_DATA ROWS_:
___
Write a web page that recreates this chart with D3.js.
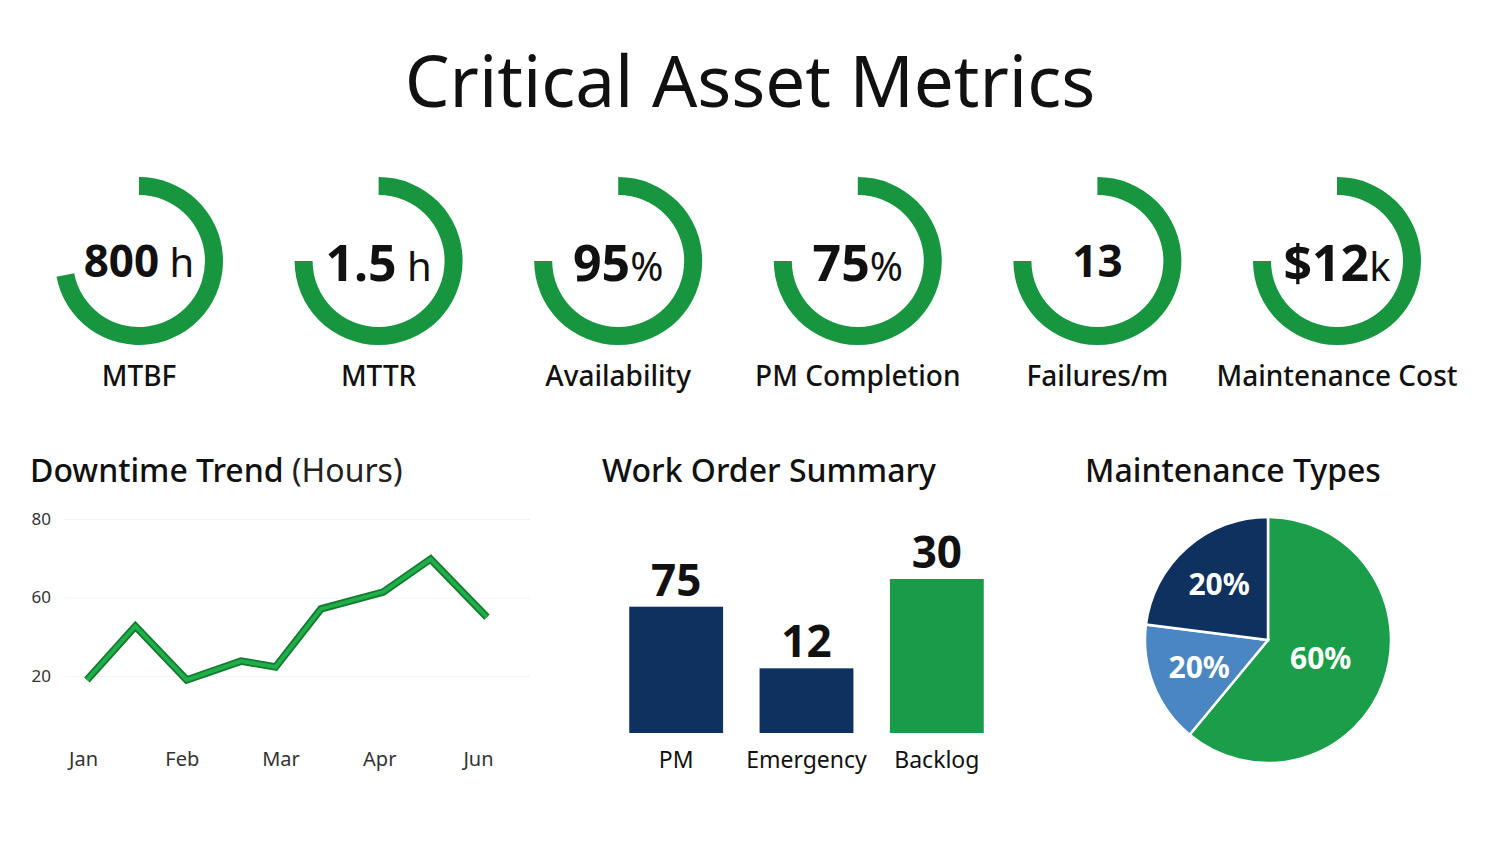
___
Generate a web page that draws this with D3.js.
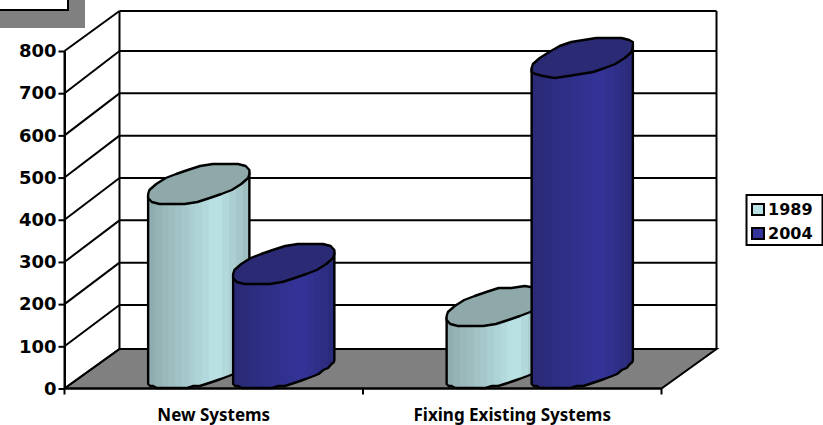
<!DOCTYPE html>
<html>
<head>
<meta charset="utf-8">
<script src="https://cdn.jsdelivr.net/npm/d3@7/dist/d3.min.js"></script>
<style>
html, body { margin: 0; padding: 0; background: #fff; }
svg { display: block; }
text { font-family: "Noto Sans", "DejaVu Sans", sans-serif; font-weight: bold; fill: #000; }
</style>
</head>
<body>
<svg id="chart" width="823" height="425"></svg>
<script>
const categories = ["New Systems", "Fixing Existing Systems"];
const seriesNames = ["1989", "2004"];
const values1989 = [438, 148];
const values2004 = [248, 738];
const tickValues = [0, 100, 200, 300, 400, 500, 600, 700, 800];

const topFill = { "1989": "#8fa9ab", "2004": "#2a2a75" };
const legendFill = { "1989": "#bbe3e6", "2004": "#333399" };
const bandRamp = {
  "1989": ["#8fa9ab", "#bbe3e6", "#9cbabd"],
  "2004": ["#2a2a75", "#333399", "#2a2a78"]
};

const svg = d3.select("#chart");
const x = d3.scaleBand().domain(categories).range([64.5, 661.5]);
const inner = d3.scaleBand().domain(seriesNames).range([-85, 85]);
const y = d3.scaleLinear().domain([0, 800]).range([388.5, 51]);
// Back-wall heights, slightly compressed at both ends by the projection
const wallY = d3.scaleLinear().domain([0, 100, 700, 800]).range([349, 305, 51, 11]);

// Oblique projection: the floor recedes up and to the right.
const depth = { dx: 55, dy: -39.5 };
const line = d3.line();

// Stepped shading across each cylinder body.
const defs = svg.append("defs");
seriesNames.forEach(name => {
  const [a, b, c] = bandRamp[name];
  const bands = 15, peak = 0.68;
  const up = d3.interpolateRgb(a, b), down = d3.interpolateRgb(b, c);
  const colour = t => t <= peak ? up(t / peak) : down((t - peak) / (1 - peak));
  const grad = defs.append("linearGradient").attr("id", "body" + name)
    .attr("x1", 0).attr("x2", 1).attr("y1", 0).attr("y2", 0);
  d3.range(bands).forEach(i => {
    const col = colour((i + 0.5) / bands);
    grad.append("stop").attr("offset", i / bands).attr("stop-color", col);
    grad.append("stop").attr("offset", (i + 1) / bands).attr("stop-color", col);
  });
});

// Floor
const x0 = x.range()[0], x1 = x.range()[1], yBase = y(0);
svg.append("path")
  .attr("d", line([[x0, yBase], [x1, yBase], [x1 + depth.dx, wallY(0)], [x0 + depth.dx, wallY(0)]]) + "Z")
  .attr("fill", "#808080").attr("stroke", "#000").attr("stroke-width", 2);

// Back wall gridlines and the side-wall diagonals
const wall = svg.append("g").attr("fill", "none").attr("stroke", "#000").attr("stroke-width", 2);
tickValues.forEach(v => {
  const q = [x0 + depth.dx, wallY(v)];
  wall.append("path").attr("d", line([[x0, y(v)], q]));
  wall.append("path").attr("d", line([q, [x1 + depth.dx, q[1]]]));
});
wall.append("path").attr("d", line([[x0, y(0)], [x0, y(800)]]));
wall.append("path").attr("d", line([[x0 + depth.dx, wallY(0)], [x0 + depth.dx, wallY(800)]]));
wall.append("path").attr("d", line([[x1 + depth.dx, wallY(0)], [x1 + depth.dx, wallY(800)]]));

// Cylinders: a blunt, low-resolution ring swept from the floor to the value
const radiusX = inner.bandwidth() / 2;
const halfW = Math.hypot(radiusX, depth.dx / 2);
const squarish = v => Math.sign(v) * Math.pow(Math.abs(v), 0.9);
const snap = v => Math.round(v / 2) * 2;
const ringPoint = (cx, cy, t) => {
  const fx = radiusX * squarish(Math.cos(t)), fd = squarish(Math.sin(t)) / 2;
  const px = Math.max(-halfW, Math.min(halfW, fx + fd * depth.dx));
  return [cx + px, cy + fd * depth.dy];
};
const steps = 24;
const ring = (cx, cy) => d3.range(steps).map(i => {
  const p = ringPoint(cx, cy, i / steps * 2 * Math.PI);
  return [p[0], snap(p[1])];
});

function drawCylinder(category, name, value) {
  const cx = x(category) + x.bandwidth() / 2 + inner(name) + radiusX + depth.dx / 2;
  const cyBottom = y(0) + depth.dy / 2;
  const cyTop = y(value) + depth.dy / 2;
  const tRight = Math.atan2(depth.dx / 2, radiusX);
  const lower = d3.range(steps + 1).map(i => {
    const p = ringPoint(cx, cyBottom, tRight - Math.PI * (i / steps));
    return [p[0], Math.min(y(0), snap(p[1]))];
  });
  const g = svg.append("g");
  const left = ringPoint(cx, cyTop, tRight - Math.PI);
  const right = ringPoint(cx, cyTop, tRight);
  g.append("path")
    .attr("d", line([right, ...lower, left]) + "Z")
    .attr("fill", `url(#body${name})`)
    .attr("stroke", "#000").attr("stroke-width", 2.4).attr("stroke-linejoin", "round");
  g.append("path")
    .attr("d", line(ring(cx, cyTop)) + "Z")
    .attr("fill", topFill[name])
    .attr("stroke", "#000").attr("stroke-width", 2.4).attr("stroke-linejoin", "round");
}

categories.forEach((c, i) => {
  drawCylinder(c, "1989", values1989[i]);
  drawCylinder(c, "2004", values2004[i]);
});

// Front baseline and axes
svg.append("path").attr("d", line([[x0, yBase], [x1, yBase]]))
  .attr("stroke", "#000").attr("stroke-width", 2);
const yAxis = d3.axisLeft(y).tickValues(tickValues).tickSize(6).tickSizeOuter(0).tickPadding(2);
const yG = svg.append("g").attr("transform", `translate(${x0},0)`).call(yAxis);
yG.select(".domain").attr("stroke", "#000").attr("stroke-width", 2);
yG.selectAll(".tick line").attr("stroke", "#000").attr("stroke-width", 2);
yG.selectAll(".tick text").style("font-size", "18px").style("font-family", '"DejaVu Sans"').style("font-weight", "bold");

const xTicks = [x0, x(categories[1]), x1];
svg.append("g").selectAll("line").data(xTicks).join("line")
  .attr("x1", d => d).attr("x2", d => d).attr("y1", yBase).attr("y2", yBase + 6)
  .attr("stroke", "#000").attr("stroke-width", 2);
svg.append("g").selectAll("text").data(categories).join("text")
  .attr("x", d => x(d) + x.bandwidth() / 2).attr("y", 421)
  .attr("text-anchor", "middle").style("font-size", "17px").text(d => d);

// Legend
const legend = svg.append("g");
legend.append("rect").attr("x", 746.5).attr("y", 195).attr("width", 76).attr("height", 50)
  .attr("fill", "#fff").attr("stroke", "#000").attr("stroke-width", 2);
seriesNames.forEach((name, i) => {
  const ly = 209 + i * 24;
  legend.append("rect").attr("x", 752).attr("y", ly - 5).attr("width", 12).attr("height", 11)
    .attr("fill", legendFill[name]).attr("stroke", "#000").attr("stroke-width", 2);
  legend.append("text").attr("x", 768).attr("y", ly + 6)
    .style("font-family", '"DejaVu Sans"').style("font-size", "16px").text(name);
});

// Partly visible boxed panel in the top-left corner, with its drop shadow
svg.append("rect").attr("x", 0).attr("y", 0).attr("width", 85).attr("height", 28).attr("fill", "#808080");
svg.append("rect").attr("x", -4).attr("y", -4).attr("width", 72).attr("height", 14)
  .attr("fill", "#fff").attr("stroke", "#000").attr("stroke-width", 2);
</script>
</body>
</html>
___
_YOUR OBJECTIVE_:
Set down, without pictures, the lines between the line holding "Generate a web" and the line holding "600, 700, 800];", both inclusive.

_EXPECTED ANSWER_:
Generate a web page that draws this with D3.js.
<!DOCTYPE html>
<html>
<head>
<meta charset="utf-8">
<script src="https://cdn.jsdelivr.net/npm/d3@7/dist/d3.min.js"></script>
<style>
html, body { margin: 0; padding: 0; background: #fff; }
svg { display: block; }
text { font-family: "Noto Sans", "DejaVu Sans", sans-serif; font-weight: bold; fill: #000; }
</style>
</head>
<body>
<svg id="chart" width="823" height="425"></svg>
<script>
const categories = ["New Systems", "Fixing Existing Systems"];
const seriesNames = ["1989", "2004"];
const values1989 = [438, 148];
const values2004 = [248, 738];
const tickValues = [0, 100, 200, 300, 400, 500, 600, 700, 800];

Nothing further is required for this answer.